The Group Insurance Commission's effort is an expansion of a similar program already in place for hospitals for the last two years.

Under the commission's physician program, its contracted health plans use commission data gathered from 2002-04 comparing physicians' claims with specialists treating like conditions as a basis for putting doctors in two tiers. The rating system is comprised of several factors, including physicians fees, the number of procedures requested and quality measures outlined by the plan.

Patients would pay a smaller co-pay to doctors in the higher tier, and a larger co-pay for physicians in the lower tier. Actual physician reimbursement would not differ.

The data should be available to state employees during their open enrollment in April and May, said Delores L. Mitchell, executive director for the Group Insurance Commission.

Mitchell said the program's aim was to help cut health care costs and increase quality to members. "I do not claim it's perfect, but my claim is, let's do something," she said.

Physicians are skeptical, based on two major factors. One is that the program is using data that are, at best, two years old. Another is how confusing the program could become. When individual health plans, using the same data, are allowed to set up their own standards for tiers, even Mitchell acknowledges that a physician could be in the higher tier in one plan, but be in the lower tier in another.
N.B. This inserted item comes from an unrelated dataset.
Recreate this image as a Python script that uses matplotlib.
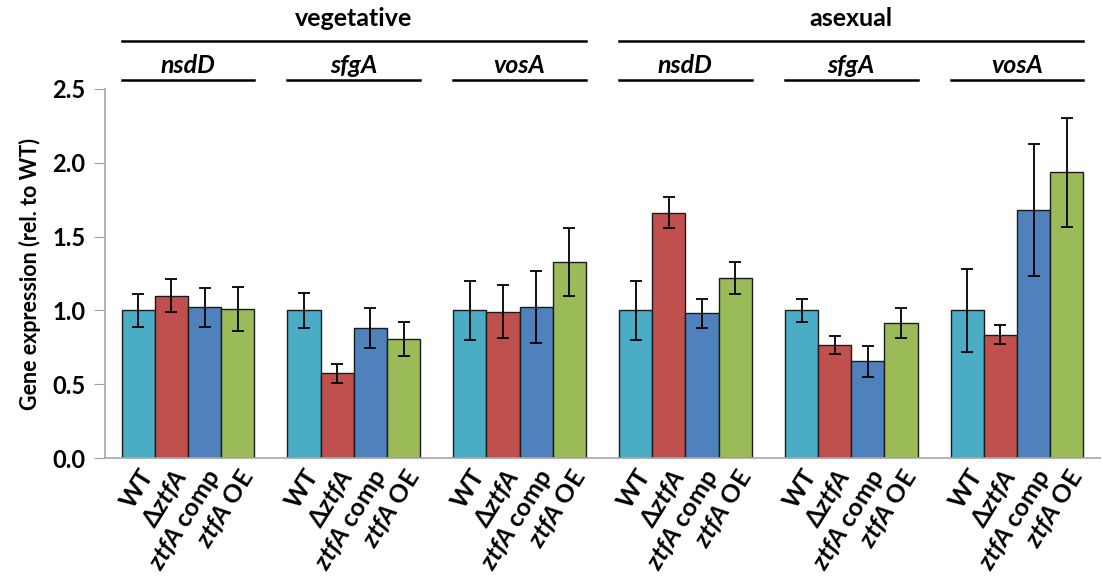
import numpy as np
import matplotlib
import matplotlib.pyplot as plt
from matplotlib.transforms import blended_transform_factory

# Fonts: bold, Calibri-like look
matplotlib.rcParams['font.family'] = ['Lato', 'DejaVu Sans']
matplotlib.rcParams['mathtext.fontset'] = 'custom'
matplotlib.rcParams['mathtext.it'] = 'Lato:italic:bold'
matplotlib.rcParams['mathtext.rm'] = 'Lato:bold'
matplotlib.rcParams['mathtext.bf'] = 'Lato:bold'

# Data
stages = ["vegetative", "asexual"]
genes = ["nsdD", "sfgA", "vosA", "nsdD", "sfgA", "vosA"]
strains = ["WT", r"Δ$\it{ztfA}$", r"$\it{ztfA}$ comp", r"$\it{ztfA}$ OE"]
colors = ["#4BACC6", "#C0504D", "#4F81BD", "#9BBB59"]

wt = [1.00, 1.00, 1.00, 1.00, 1.00, 1.00]
wt_err = [0.11, 0.12, 0.20, 0.20, 0.08, 0.28]
dztfa = [1.10, 0.575, 0.99, 1.66, 0.765, 0.835]
dztfa_err = [0.11, 0.065, 0.18, 0.105, 0.062, 0.063]
comp = [1.02, 0.88, 1.025, 0.98, 0.655, 1.68]
comp_err = [0.135, 0.135, 0.245, 0.10, 0.105, 0.45]
oe = [1.01, 0.805, 1.325, 1.22, 0.915, 1.935]
oe_err = [0.15, 0.117, 0.23, 0.11, 0.10, 0.37]

series = [wt, dztfa, comp, oe]
errors = [wt_err, dztfa_err, comp_err, oe_err]

fig = plt.figure(figsize=(11.03, 5.79), dpi=100)
ax = fig.add_axes([105/1103, 1 - 458/579, (1100 - 105)/1103, (458 - 89)/579])

n_groups = len(genes)
group_w = 5
ticks = []
labels = []
for i, (vals, errs) in enumerate(zip(series, errors)):
    x = np.arange(n_groups)*group_w + 1 + i
    ax.bar(x, vals, width=1.0, color=colors[i], edgecolor="#1a1a1a", linewidth=1.0,
           yerr=errs, error_kw=dict(ecolor="black", elinewidth=1.3, capsize=4.5, capthick=1.3))
    ticks.extend(x)
    labels.extend([strains[i]]*n_groups)

ax.set_xlim(0, n_groups*group_w)
ax.set_ylim(0, 2.5)
ax.set_yticks(np.arange(0, 2.51, 0.5))
ax.set_yticklabels(["%.1f" % v for v in np.arange(0, 2.51, 0.5)], fontsize=17, fontweight="bold")
ax.set_xticks(ticks)
ax.set_xticklabels(labels, rotation=58, ha="right", va="top", rotation_mode="anchor",
                   fontsize=18, fontweight="bold")
ax.tick_params(axis="x", length=0, pad=5)
ax.tick_params(axis="y", length=8, color="#a0a0a0", direction="out", pad=6)

for s in ["top", "right"]:
    ax.spines[s].set_visible(False)
for s in ["left", "bottom"]:
    ax.spines[s].set_color("#a6a6a6")
    ax.spines[s].set_linewidth(1.2)

ax.set_ylabel("Gene expression (rel. to WT)", fontsize=15.5, fontweight="bold", labelpad=8)

# Group headers above the plot
tr = blended_transform_factory(ax.transData, ax.transAxes)
for g, gene in enumerate(genes):
    x0 = g*group_w + 0.5
    x1 = g*group_w + 4.5
    ax.plot([x0, x1], [1.024, 1.024], color="black", lw=1.8, transform=tr, clip_on=False)
    ax.text((x0 + x1)/2, 1.043, gene, transform=tr, ha="center", va="baseline",
            fontsize=18, fontweight="bold", fontstyle="italic")

for k, stage in enumerate(stages):
    x0 = k*3*group_w + 0.5
    x1 = (k*3 + 2)*group_w + 4.5
    ax.plot([x0, x1], [1.130, 1.130], color="black", lw=1.8, transform=tr, clip_on=False)
    ax.text((x0 + x1)/2, 1.171, stage, transform=tr, ha="center", va="baseline",
            fontsize=18, fontweight="bold")

plt.savefig("out.png", dpi=100)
"GIC has a big project here that they need to get out and explain how this information is accurate, reliable and clinically meaningful information," said Alan M. Harvey, MD, a Boston anesthesiologist and president of the Massachusetts Medical Society. "This is based on two-year-old information, and physicians don't know how they are going to upgrade their rating. Far more can be done to control costs to make sure we have a system that meets patients needs."

Dr. Harvey said physicians fear both patients and doctors will have a difficult time comprehending the pricing structures. Instead of a tiered system, he said, efforts should be made to better coordinate care between patients and their primary care doctors.

In the future, Mitchell said, the commission will look at financial rewards for highly rated physicians, but details have not been discussed.